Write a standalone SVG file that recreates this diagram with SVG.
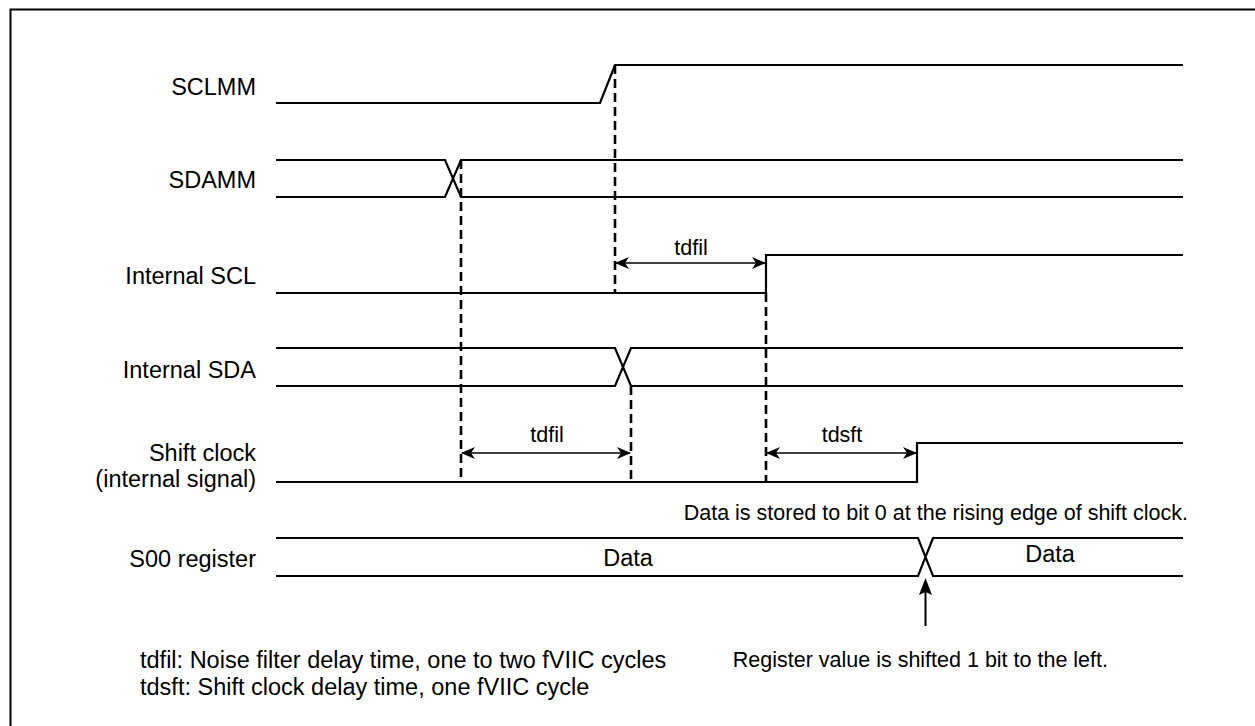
<svg xmlns="http://www.w3.org/2000/svg" width="1255" height="726" viewBox="0 0 1255 726">
<style>
.sig{fill:none;stroke:#000;stroke-width:2.2;stroke-linejoin:miter}
.dash{fill:none;stroke:#000;stroke-width:2.6;stroke-dasharray:9,5}
.arr{fill:none;stroke:#000;stroke-width:1.6}
.lbl{font-family:"Liberation Sans",Arial,sans-serif;font-size:23.5px;fill:#000}
.ann{font-family:"Liberation Sans",Arial,sans-serif;font-size:21.5px;fill:#000}
</style>
<defs>
<marker id="ah" viewBox="0 0 14 12" refX="13" refY="6" markerWidth="14" markerHeight="12" markerUnits="userSpaceOnUse" orient="auto-start-reverse">
<path d="M0,0 L14,6 L0,12 L4,6 Z" fill="#000"/>
</marker>
</defs>
<rect x="10.5" y="9.5" width="1260" height="730" fill="#fff" stroke="#000" stroke-width="2"/>
<g id="sclmm">
<text class="lbl" x="256" y="95" text-anchor="end">SCLMM</text>
<path class="sig" d="M276,103 H600 L615,65 H1183"/>
</g>
<g id="sdamm">
<text class="lbl" x="256" y="188" text-anchor="end">SDAMM</text>
<path class="sig" d="M276,160 H445 L461,197 H1183 M276,197 H445 L461,160 H1183"/>
</g>
<g id="internal-scl">
<text class="lbl" x="256" y="284" text-anchor="end">Internal SCL</text>
<path class="sig" d="M276,293 H766 V255 H1183"/>
</g>
<g id="internal-sda">
<text class="lbl" x="256" y="378" text-anchor="end">Internal SDA</text>
<path class="sig" d="M276,348 H615 L631,386 H1183 M276,386 H615 L631,348 H1183"/>
</g>
<g id="shift-clock">
<text class="lbl" x="256" y="461" text-anchor="end">Shift clock</text>
<text class="lbl" x="256" y="487" text-anchor="end">(internal signal)</text>
<path class="sig" d="M276,482 H917 V443 H1183"/>
<text class="ann" x="1188" y="520" text-anchor="end">Data is stored to bit 0 at the rising edge of shift clock.</text>
</g>
<g id="s00-register">
<text class="lbl" x="256" y="567" text-anchor="end">S00 register</text>
<path class="sig" d="M276,538 H918 L933,576 H1183 M276,576 H918 L933,538 H1183"/>
<text class="lbl" x="628" y="566" text-anchor="middle">Data</text>
<text class="lbl" x="1050" y="562" text-anchor="middle">Data</text>
<text class="ann" x="1108" y="667" text-anchor="end">Register value is shifted 1 bit to the left.</text>
</g>
<g id="notes">
<text class="lbl" x="140" y="668">tdfil: Noise filter delay time, one to two fVIIC cycles</text>
<text class="lbl" x="140" y="695">tdsft: Shift clock delay time, one fVIIC cycle</text>
</g>
<g id="connectors">
<path class="dash" d="M461,160 V482"/>
<path class="dash" d="M615,65 V293"/>
<path class="dash" d="M766,293 V482"/>
<path class="dash" d="M631,386 V482"/>
<path class="arr" d="M616,263 H765" marker-start="url(#ah)" marker-end="url(#ah)"/>
<text class="ann" x="691" y="255" text-anchor="middle">tdfil</text>
<path class="arr" d="M462,453 H630" marker-start="url(#ah)" marker-end="url(#ah)"/>
<text class="ann" x="547" y="442" text-anchor="middle">tdfil</text>
<path class="arr" d="M767,453 H916" marker-start="url(#ah)" marker-end="url(#ah)"/>
<text class="ann" x="842" y="442" text-anchor="middle">tdsft</text>
<path d="M925.5,626 V590" fill="none" stroke="#000" stroke-width="2"/>
<path d="M925.5,578 L932,595 L925.5,592 L919,595 Z" fill="#000"/>
</g>
</svg>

+---+

■ Work to complete:
Reproduce every line of the material precisely, omitting its pictures.

■ Answer to this problem:
Write a standalone SVG file that recreates this diagram with SVG.
<svg xmlns="http://www.w3.org/2000/svg" width="1255" height="726" viewBox="0 0 1255 726">
<style>
.sig{fill:none;stroke:#000;stroke-width:2.2;stroke-linejoin:miter}
.dash{fill:none;stroke:#000;stroke-width:2.6;stroke-dasharray:9,5}
.arr{fill:none;stroke:#000;stroke-width:1.6}
.lbl{font-family:"Liberation Sans",Arial,sans-serif;font-size:23.5px;fill:#000}
.ann{font-family:"Liberation Sans",Arial,sans-serif;font-size:21.5px;fill:#000}
</style>
<defs>
<marker id="ah" viewBox="0 0 14 12" refX="13" refY="6" markerWidth="14" markerHeight="12" markerUnits="userSpaceOnUse" orient="auto-start-reverse">
<path d="M0,0 L14,6 L0,12 L4,6 Z" fill="#000"/>
</marker>
</defs>
<rect x="10.5" y="9.5" width="1260" height="730" fill="#fff" stroke="#000" stroke-width="2"/>
<g id="sclmm">
<text class="lbl" x="256" y="95" text-anchor="end">SCLMM</text>
<path class="sig" d="M276,103 H600 L615,65 H1183"/>
</g>
<g id="sdamm">
<text class="lbl" x="256" y="188" text-anchor="end">SDAMM</text>
<path class="sig" d="M276,160 H445 L461,197 H1183 M276,197 H445 L461,160 H1183"/>
</g>
<g id="internal-scl">
<text class="lbl" x="256" y="284" text-anchor="end">Internal SCL</text>
<path class="sig" d="M276,293 H766 V255 H1183"/>
</g>
<g id="internal-sda">
<text class="lbl" x="256" y="378" text-anchor="end">Internal SDA</text>
<path class="sig" d="M276,348 H615 L631,386 H1183 M276,386 H615 L631,348 H1183"/>
</g>
<g id="shift-clock">
<text class="lbl" x="256" y="461" text-anchor="end">Shift clock</text>
<text class="lbl" x="256" y="487" text-anchor="end">(internal signal)</text>
<path class="sig" d="M276,482 H917 V443 H1183"/>
<text class="ann" x="1188" y="520" text-anchor="end">Data is stored to bit 0 at the rising edge of shift clock.</text>
</g>
<g id="s00-register">
<text class="lbl" x="256" y="567" text-anchor="end">S00 register</text>
<path class="sig" d="M276,538 H918 L933,576 H1183 M276,576 H918 L933,538 H1183"/>
<text class="lbl" x="628" y="566" text-anchor="middle">Data</text>
<text class="lbl" x="1050" y="562" text-anchor="middle">Data</text>
<text class="ann" x="1108" y="667" text-anchor="end">Register value is shifted 1 bit to the left.</text>
</g>
<g id="notes">
<text class="lbl" x="140" y="668">tdfil: Noise filter delay time, one to two fVIIC cycles</text>
<text class="lbl" x="140" y="695">tdsft: Shift clock delay time, one fVIIC cycle</text>
</g>
<g id="connectors">
<path class="dash" d="M461,160 V482"/>
<path class="dash" d="M615,65 V293"/>
<path class="dash" d="M766,293 V482"/>
<path class="dash" d="M631,386 V482"/>
<path class="arr" d="M616,263 H765" marker-start="url(#ah)" marker-end="url(#ah)"/>
<text class="ann" x="691" y="255" text-anchor="middle">tdfil</text>
<path class="arr" d="M462,453 H630" marker-start="url(#ah)" marker-end="url(#ah)"/>
<text class="ann" x="547" y="442" text-anchor="middle">tdfil</text>
<path class="arr" d="M767,453 H916" marker-start="url(#ah)" marker-end="url(#ah)"/>
<text class="ann" x="842" y="442" text-anchor="middle">tdsft</text>
<path d="M925.5,626 V590" fill="none" stroke="#000" stroke-width="2"/>
<path d="M925.5,578 L932,595 L925.5,592 L919,595 Z" fill="#000"/>
</g>
</svg>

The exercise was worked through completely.